Instructions to follow -> Copy out every line exactly, passing over the pictures.
#### Raw data
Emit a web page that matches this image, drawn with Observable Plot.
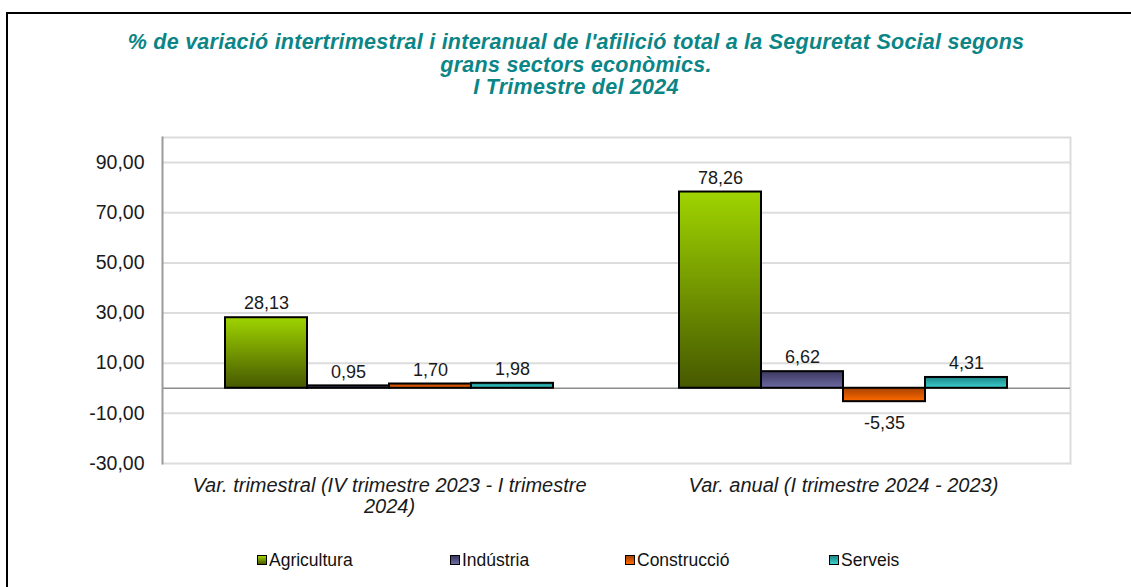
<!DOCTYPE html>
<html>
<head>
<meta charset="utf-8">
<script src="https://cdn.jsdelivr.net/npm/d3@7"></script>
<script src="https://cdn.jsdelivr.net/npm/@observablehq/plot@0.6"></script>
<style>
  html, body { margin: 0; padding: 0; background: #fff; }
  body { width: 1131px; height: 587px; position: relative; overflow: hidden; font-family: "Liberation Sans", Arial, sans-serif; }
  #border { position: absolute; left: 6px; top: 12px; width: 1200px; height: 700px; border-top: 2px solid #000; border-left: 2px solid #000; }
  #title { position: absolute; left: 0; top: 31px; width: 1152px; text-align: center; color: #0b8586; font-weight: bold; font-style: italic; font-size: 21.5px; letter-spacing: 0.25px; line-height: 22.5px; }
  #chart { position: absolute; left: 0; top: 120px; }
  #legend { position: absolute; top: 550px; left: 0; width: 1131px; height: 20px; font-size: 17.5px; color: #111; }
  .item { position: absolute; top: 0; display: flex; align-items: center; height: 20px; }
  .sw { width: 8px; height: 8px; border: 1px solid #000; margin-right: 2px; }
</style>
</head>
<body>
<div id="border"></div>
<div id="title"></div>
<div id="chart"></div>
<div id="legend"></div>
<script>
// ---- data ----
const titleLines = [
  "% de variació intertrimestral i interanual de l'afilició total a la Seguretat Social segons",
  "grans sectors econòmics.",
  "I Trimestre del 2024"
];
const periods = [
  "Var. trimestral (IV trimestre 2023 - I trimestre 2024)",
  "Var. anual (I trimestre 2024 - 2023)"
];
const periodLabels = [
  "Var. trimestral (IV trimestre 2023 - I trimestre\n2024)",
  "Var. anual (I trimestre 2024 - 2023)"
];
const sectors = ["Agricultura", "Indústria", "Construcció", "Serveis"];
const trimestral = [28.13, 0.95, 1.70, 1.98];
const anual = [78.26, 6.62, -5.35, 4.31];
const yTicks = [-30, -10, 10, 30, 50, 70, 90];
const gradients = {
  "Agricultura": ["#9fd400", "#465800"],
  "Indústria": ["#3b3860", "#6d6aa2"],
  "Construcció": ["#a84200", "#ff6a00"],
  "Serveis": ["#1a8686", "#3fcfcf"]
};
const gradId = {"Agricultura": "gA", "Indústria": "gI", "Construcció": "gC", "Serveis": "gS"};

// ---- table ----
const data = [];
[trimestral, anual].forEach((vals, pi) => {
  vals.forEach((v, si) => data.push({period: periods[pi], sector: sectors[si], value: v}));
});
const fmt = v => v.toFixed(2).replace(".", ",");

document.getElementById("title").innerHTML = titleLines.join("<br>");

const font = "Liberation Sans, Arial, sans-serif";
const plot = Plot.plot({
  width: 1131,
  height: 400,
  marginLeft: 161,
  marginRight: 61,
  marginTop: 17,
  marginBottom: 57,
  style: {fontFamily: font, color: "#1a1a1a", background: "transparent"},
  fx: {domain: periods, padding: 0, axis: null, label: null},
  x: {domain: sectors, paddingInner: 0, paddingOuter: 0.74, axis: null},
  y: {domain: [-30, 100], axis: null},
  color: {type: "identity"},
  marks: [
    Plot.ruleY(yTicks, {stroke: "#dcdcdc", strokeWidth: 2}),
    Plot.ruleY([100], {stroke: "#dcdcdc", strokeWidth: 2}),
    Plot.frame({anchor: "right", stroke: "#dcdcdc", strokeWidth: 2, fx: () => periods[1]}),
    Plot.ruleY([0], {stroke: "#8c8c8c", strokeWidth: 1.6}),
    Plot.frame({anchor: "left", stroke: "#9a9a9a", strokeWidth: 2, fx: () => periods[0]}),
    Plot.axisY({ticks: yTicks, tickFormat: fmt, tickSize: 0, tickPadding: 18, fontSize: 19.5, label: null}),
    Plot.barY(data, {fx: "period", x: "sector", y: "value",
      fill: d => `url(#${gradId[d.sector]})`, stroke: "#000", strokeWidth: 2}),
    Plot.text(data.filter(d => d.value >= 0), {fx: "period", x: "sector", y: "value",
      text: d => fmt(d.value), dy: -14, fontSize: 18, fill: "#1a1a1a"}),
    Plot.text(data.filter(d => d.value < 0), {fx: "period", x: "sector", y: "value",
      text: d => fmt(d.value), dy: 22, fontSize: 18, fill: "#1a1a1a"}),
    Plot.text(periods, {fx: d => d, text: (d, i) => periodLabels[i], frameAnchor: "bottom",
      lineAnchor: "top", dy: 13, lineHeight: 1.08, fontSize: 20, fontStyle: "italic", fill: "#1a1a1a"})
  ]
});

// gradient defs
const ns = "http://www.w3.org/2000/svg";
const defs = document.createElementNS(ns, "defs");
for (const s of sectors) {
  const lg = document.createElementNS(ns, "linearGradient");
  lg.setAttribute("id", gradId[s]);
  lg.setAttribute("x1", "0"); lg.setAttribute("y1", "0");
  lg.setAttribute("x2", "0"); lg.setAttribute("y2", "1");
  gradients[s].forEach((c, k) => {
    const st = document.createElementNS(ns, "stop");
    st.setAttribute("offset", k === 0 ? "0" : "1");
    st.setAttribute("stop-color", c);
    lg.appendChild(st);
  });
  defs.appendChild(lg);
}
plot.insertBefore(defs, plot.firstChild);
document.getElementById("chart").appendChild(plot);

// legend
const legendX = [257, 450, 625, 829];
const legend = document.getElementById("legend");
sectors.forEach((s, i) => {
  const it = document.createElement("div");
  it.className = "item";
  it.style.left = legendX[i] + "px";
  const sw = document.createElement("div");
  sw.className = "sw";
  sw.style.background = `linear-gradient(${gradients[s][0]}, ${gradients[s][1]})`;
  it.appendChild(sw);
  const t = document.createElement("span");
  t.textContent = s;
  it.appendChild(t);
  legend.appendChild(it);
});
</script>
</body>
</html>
########
The completed task ->
Emit a web page that matches this image, drawn with Observable Plot.
<!DOCTYPE html>
<html>
<head>
<meta charset="utf-8">
<script src="https://cdn.jsdelivr.net/npm/d3@7"></script>
<script src="https://cdn.jsdelivr.net/npm/@observablehq/plot@0.6"></script>
<style>
  html, body { margin: 0; padding: 0; background: #fff; }
  body { width: 1131px; height: 587px; position: relative; overflow: hidden; font-family: "Liberation Sans", Arial, sans-serif; }
  #border { position: absolute; left: 6px; top: 12px; width: 1200px; height: 700px; border-top: 2px solid #000; border-left: 2px solid #000; }
  #title { position: absolute; left: 0; top: 31px; width: 1152px; text-align: center; color: #0b8586; font-weight: bold; font-style: italic; font-size: 21.5px; letter-spacing: 0.25px; line-height: 22.5px; }
  #chart { position: absolute; left: 0; top: 120px; }
  #legend { position: absolute; top: 550px; left: 0; width: 1131px; height: 20px; font-size: 17.5px; color: #111; }
  .item { position: absolute; top: 0; display: flex; align-items: center; height: 20px; }
  .sw { width: 8px; height: 8px; border: 1px solid #000; margin-right: 2px; }
</style>
</head>
<body>
<div id="border"></div>
<div id="title"></div>
<div id="chart"></div>
<div id="legend"></div>
<script>
// ---- data ----
const titleLines = [
  "% de variació intertrimestral i interanual de l'afilició total a la Seguretat Social segons",
  "grans sectors econòmics.",
  "I Trimestre del 2024"
];
const periods = [
  "Var. trimestral (IV trimestre 2023 - I trimestre 2024)",
  "Var. anual (I trimestre 2024 - 2023)"
];
const periodLabels = [
  "Var. trimestral (IV trimestre 2023 - I trimestre\n2024)",
  "Var. anual (I trimestre 2024 - 2023)"
];
const sectors = ["Agricultura", "Indústria", "Construcció", "Serveis"];
const trimestral = [28.13, 0.95, 1.70, 1.98];
const anual = [78.26, 6.62, -5.35, 4.31];
const yTicks = [-30, -10, 10, 30, 50, 70, 90];
const gradients = {
  "Agricultura": ["#9fd400", "#465800"],
  "Indústria": ["#3b3860", "#6d6aa2"],
  "Construcció": ["#a84200", "#ff6a00"],
  "Serveis": ["#1a8686", "#3fcfcf"]
};
const gradId = {"Agricultura": "gA", "Indústria": "gI", "Construcció": "gC", "Serveis": "gS"};

// ---- table ----
const data = [];
[trimestral, anual].forEach((vals, pi) => {
  vals.forEach((v, si) => data.push({period: periods[pi], sector: sectors[si], value: v}));
});
const fmt = v => v.toFixed(2).replace(".", ",");

document.getElementById("title").innerHTML = titleLines.join("<br>");

const font = "Liberation Sans, Arial, sans-serif";
const plot = Plot.plot({
  width: 1131,
  height: 400,
  marginLeft: 161,
  marginRight: 61,
  marginTop: 17,
  marginBottom: 57,
  style: {fontFamily: font, color: "#1a1a1a", background: "transparent"},
  fx: {domain: periods, padding: 0, axis: null, label: null},
  x: {domain: sectors, paddingInner: 0, paddingOuter: 0.74, axis: null},
  y: {domain: [-30, 100], axis: null},
  color: {type: "identity"},
  marks: [
    Plot.ruleY(yTicks, {stroke: "#dcdcdc", strokeWidth: 2}),
    Plot.ruleY([100], {stroke: "#dcdcdc", strokeWidth: 2}),
    Plot.frame({anchor: "right", stroke: "#dcdcdc", strokeWidth: 2, fx: () => periods[1]}),
    Plot.ruleY([0], {stroke: "#8c8c8c", strokeWidth: 1.6}),
    Plot.frame({anchor: "left", stroke: "#9a9a9a", strokeWidth: 2, fx: () => periods[0]}),
    Plot.axisY({ticks: yTicks, tickFormat: fmt, tickSize: 0, tickPadding: 18, fontSize: 19.5, label: null}),
    Plot.barY(data, {fx: "period", x: "sector", y: "value",
      fill: d => `url(#${gradId[d.sector]})`, stroke: "#000", strokeWidth: 2}),
    Plot.text(data.filter(d => d.value >= 0), {fx: "period", x: "sector", y: "value",
      text: d => fmt(d.value), dy: -14, fontSize: 18, fill: "#1a1a1a"}),
    Plot.text(data.filter(d => d.value < 0), {fx: "period", x: "sector", y: "value",
      text: d => fmt(d.value), dy: 22, fontSize: 18, fill: "#1a1a1a"}),
    Plot.text(periods, {fx: d => d, text: (d, i) => periodLabels[i], frameAnchor: "bottom",
      lineAnchor: "top", dy: 13, lineHeight: 1.08, fontSize: 20, fontStyle: "italic", fill: "#1a1a1a"})
  ]
});

// gradient defs
const ns = "http://www.w3.org/2000/svg";
const defs = document.createElementNS(ns, "defs");
for (const s of sectors) {
  const lg = document.createElementNS(ns, "linearGradient");
  lg.setAttribute("id", gradId[s]);
  lg.setAttribute("x1", "0"); lg.setAttribute("y1", "0");
  lg.setAttribute("x2", "0"); lg.setAttribute("y2", "1");
  gradients[s].forEach((c, k) => {
    const st = document.createElementNS(ns, "stop");
    st.setAttribute("offset", k === 0 ? "0" : "1");
    st.setAttribute("stop-color", c);
    lg.appendChild(st);
  });
  defs.appendChild(lg);
}
plot.insertBefore(defs, plot.firstChild);
document.getElementById("chart").appendChild(plot);

// legend
const legendX = [257, 450, 625, 829];
const legend = document.getElementById("legend");
sectors.forEach((s, i) => {
  const it = document.createElement("div");
  it.className = "item";
  it.style.left = legendX[i] + "px";
  const sw = document.createElement("div");
  sw.className = "sw";
  sw.style.background = `linear-gradient(${gradients[s][0]}, ${gradients[s][1]})`;
  it.appendChild(sw);
  const t = document.createElement("span");
  t.textContent = s;
  it.appendChild(t);
  legend.appendChild(it);
});
</script>
</body>
</html>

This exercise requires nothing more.